## PROBLEM DETAILS:
Print exactly the lines that run from the line containing "Clone this chart in Plotly." to the line containing "y_tick_labels = sorted(set(values))", both included, and nothing else; pictures stay out.

┏━━

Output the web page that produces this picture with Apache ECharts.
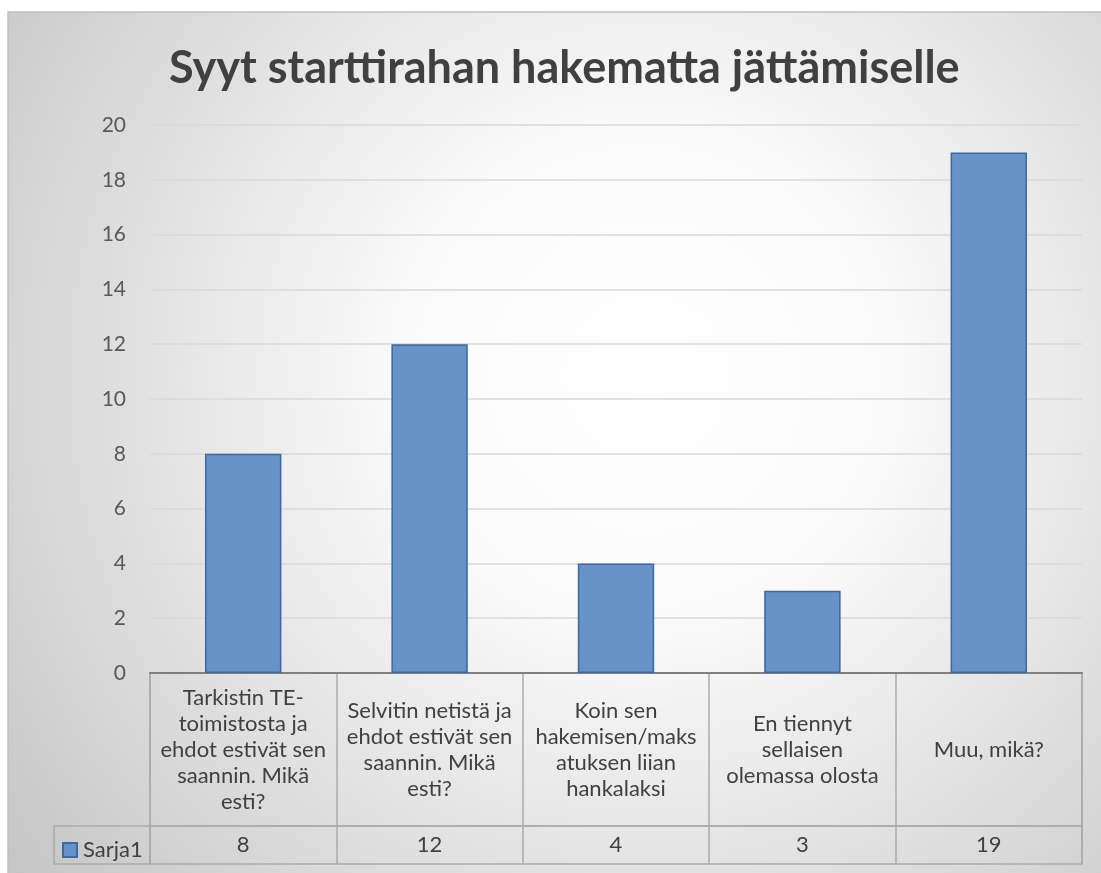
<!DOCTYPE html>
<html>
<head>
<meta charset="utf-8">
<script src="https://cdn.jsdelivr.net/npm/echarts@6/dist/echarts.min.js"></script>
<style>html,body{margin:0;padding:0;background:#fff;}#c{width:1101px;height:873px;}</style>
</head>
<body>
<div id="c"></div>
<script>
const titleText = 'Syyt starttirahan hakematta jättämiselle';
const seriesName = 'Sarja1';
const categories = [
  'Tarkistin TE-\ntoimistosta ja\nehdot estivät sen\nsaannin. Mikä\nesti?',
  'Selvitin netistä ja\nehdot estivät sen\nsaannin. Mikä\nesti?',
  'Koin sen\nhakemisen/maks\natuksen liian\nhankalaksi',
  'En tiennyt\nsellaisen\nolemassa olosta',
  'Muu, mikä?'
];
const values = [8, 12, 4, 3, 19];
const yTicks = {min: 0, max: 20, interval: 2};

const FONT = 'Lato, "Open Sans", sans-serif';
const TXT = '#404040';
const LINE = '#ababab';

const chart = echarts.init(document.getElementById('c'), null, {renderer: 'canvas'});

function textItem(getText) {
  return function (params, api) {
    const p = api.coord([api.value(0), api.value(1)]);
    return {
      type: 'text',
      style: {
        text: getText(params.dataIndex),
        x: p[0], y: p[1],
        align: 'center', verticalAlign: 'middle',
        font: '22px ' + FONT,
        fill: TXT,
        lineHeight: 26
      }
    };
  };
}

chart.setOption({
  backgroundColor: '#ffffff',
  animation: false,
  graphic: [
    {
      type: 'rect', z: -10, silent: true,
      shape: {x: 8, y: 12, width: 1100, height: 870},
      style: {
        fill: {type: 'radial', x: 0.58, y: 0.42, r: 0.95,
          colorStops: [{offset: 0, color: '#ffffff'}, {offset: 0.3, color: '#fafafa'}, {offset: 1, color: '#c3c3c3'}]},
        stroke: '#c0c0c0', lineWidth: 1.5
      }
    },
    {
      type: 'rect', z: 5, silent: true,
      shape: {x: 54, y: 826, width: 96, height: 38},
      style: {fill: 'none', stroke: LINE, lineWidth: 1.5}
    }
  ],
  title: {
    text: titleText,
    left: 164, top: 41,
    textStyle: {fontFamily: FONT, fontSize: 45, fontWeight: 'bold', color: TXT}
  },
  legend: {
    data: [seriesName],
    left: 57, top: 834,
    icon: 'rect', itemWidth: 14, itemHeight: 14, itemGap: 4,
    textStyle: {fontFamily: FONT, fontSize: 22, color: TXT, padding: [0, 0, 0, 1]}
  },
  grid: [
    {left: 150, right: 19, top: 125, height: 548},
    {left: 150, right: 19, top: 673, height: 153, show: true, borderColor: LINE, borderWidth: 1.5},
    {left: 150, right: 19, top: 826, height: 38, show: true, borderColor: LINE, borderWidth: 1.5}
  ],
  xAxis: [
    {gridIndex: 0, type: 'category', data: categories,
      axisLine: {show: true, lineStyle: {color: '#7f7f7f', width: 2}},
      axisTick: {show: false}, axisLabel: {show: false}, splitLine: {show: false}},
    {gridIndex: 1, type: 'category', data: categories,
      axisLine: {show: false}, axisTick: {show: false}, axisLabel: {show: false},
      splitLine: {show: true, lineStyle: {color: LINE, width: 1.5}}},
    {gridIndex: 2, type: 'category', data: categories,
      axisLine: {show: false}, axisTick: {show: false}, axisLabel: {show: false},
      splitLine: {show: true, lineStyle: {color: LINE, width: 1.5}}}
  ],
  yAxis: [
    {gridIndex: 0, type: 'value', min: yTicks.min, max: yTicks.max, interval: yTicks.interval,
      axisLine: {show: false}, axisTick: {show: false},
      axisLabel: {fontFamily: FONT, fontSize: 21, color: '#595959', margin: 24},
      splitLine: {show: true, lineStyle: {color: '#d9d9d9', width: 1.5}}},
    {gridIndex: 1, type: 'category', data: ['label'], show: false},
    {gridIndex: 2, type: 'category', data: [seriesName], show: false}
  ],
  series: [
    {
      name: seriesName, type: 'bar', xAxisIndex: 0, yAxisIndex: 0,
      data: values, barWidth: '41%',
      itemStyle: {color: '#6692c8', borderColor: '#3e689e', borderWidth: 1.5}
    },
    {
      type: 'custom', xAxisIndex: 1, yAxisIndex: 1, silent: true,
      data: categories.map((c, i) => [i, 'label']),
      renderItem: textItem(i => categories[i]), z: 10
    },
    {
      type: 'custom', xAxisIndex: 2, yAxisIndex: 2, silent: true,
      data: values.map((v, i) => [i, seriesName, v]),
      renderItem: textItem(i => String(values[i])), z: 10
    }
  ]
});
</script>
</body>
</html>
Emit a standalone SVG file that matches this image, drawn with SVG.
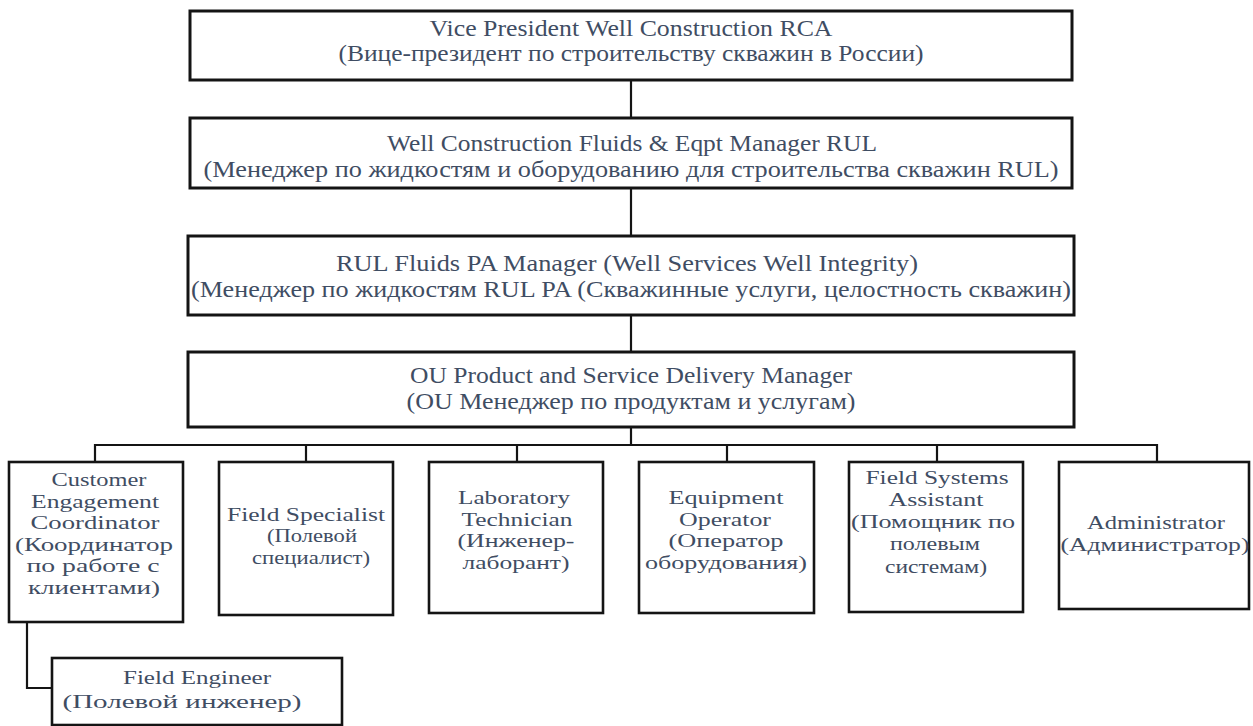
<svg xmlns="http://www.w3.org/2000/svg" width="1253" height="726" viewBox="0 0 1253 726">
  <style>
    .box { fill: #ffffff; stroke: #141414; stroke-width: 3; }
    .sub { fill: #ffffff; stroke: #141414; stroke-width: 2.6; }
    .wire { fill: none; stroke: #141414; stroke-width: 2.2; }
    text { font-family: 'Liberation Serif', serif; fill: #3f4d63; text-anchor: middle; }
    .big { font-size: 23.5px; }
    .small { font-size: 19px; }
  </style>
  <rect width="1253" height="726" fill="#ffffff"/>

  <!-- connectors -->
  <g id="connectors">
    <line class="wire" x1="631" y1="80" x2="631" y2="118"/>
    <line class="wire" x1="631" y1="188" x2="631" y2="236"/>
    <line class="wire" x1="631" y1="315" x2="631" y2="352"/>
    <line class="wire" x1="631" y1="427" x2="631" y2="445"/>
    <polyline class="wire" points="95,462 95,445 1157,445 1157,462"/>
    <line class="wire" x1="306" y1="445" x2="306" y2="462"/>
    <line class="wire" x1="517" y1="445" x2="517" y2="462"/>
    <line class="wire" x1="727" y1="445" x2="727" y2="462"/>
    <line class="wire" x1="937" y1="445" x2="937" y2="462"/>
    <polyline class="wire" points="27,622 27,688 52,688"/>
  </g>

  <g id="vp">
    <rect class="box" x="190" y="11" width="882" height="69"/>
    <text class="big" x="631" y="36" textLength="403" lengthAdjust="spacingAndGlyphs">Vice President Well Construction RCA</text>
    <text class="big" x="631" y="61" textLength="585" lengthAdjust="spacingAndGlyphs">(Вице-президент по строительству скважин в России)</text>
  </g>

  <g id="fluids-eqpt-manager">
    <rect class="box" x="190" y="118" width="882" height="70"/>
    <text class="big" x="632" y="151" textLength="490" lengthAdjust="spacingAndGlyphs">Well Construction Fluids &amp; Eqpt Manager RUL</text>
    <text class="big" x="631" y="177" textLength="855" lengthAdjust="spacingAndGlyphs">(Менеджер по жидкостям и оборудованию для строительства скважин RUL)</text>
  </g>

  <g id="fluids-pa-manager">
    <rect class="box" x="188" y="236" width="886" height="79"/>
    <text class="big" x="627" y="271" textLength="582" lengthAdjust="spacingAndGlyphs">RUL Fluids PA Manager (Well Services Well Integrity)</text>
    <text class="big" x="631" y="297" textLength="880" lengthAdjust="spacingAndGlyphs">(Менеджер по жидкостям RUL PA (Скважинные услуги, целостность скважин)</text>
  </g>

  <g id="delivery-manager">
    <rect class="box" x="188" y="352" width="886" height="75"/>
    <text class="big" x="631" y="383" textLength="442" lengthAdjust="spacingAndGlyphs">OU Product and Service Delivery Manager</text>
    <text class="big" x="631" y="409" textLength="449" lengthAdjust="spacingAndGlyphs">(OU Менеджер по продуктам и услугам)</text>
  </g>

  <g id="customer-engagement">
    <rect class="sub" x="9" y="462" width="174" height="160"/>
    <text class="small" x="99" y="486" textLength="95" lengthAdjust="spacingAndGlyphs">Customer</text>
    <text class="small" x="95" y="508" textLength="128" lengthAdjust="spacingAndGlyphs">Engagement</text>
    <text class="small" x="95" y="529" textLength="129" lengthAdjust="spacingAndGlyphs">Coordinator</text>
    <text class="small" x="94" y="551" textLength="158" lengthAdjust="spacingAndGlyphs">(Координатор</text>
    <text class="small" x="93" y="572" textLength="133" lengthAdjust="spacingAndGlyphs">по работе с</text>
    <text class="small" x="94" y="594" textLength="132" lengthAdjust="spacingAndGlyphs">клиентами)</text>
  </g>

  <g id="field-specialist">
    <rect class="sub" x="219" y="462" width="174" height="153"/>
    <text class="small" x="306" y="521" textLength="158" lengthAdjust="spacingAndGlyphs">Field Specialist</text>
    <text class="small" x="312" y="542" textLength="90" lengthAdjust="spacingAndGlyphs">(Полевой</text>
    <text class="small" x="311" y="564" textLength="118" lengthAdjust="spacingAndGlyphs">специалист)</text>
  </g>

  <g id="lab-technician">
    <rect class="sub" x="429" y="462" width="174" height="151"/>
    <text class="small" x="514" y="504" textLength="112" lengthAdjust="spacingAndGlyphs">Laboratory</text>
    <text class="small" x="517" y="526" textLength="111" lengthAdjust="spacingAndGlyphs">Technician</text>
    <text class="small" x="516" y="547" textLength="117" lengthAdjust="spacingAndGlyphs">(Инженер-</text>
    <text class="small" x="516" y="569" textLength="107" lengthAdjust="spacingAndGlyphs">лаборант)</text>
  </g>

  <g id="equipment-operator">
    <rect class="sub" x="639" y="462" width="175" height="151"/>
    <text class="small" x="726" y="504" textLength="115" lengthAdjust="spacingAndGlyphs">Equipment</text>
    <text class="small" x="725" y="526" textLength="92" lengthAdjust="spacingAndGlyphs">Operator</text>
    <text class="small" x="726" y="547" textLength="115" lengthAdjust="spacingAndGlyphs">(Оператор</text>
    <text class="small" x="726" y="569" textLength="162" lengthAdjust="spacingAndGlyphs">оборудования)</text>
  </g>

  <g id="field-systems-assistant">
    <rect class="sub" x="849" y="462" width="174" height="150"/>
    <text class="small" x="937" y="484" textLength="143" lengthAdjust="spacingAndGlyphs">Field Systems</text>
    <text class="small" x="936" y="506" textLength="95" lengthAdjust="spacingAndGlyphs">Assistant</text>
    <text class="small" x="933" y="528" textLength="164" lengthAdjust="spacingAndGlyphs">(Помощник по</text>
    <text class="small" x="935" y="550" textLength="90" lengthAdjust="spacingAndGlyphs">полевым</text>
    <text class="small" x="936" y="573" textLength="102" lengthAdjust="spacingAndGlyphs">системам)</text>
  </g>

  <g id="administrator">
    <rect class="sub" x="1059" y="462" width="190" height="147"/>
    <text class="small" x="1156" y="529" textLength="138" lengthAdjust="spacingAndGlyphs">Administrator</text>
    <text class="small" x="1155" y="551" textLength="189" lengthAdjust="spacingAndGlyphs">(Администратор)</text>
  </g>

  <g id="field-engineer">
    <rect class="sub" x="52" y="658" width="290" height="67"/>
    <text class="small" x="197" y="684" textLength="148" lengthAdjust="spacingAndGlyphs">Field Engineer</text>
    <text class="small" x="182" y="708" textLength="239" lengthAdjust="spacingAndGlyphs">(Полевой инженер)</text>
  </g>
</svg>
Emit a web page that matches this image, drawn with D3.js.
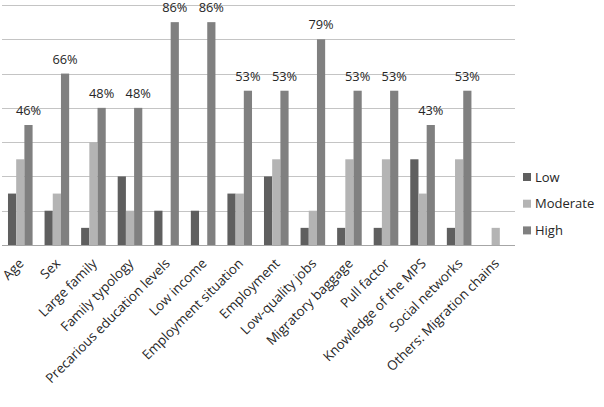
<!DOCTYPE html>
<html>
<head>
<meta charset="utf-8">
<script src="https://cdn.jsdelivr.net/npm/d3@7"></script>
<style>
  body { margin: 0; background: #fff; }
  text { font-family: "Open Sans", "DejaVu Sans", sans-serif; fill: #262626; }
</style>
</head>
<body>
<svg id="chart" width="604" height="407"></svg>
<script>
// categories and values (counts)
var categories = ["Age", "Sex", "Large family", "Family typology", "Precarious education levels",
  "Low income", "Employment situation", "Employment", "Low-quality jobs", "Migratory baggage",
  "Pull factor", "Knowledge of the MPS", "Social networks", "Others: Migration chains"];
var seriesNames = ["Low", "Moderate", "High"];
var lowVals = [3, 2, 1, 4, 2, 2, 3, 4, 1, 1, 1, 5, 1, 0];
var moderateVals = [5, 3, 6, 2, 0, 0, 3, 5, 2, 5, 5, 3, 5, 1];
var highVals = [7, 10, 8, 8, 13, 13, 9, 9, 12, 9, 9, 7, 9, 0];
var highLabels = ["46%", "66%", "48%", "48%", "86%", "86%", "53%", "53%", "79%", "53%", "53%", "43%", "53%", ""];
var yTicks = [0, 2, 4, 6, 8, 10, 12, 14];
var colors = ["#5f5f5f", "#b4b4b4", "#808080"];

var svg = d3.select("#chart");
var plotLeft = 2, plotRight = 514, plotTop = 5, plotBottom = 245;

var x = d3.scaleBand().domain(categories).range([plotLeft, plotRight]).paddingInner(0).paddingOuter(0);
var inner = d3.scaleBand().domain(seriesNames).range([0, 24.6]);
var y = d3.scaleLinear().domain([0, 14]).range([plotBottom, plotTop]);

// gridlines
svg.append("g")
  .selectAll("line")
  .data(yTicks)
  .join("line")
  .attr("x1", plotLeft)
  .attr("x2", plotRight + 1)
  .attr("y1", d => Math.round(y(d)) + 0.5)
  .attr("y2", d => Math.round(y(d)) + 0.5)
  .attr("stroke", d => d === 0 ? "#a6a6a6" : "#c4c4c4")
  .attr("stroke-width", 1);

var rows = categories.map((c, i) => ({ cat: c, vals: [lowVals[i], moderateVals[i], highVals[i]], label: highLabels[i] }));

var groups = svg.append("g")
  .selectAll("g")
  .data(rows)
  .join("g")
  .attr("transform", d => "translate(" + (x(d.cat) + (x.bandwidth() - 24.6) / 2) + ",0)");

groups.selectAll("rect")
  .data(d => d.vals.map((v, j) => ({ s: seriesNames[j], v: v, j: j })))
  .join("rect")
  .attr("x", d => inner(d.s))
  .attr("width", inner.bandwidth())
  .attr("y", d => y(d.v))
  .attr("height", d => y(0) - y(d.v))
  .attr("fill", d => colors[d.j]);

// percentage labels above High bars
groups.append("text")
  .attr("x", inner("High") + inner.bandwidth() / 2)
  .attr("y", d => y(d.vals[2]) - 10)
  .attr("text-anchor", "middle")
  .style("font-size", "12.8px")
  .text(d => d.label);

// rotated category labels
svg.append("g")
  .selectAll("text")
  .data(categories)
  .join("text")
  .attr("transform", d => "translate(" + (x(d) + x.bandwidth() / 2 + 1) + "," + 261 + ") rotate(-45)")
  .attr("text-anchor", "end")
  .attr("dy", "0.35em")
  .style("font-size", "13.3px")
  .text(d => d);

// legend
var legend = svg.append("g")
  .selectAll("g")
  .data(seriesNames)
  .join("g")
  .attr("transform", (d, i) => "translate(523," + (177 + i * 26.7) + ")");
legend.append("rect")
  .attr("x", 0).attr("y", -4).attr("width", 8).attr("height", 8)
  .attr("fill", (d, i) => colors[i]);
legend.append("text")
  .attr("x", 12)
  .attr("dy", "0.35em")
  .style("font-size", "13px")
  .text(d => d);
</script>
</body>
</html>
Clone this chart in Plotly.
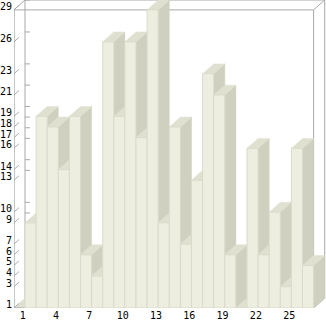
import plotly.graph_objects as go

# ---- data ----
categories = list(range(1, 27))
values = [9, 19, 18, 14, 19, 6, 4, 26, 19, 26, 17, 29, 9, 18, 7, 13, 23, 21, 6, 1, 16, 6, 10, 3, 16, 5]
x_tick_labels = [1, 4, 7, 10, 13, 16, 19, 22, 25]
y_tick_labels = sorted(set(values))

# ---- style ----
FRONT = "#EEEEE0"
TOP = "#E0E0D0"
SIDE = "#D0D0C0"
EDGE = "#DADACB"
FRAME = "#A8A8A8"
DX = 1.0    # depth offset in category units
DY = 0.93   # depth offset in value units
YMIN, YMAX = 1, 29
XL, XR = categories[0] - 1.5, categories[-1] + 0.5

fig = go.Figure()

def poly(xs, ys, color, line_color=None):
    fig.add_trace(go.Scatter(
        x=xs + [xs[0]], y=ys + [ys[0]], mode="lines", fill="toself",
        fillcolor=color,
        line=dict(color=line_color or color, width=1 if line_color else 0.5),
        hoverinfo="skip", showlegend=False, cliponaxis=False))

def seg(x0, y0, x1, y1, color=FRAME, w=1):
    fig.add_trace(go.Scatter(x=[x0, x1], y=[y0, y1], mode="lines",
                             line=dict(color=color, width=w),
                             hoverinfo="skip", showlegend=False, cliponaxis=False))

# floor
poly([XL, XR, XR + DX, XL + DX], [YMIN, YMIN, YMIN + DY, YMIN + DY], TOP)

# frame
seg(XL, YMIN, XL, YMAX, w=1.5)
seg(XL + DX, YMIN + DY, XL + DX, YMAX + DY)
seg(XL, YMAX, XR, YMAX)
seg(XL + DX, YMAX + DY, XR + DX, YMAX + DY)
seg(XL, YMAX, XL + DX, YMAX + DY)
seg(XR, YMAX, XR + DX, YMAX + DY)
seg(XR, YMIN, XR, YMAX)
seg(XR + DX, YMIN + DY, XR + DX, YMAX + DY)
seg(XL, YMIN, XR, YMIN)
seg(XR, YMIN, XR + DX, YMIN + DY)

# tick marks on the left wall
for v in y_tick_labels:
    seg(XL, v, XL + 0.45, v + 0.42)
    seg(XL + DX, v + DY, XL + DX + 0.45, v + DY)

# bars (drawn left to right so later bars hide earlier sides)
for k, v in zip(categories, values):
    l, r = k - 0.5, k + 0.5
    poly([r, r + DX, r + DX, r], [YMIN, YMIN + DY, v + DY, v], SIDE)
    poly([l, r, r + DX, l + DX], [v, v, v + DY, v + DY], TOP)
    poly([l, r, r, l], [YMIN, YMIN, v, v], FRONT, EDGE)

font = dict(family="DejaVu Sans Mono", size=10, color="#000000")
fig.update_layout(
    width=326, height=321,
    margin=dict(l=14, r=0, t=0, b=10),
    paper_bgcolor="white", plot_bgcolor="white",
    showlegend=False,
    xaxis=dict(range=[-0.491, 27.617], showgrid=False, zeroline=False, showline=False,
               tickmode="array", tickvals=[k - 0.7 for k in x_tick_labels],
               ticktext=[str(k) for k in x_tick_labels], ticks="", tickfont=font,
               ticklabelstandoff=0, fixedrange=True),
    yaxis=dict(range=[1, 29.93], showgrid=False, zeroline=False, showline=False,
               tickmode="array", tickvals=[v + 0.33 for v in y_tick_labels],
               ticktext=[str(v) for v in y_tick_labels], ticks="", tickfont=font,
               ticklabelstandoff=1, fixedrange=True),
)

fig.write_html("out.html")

┗━━

## RESULT FOR THIS TASK:
Clone this chart in Plotly.
import plotly.graph_objects as go

# ---- data ----
categories = list(range(1, 27))
values = [9, 19, 18, 14, 19, 6, 4, 26, 19, 26, 17, 29, 9, 18, 7, 13, 23, 21, 6, 1, 16, 6, 10, 3, 16, 5]
x_tick_labels = [1, 4, 7, 10, 13, 16, 19, 22, 25]
y_tick_labels = sorted(set(values))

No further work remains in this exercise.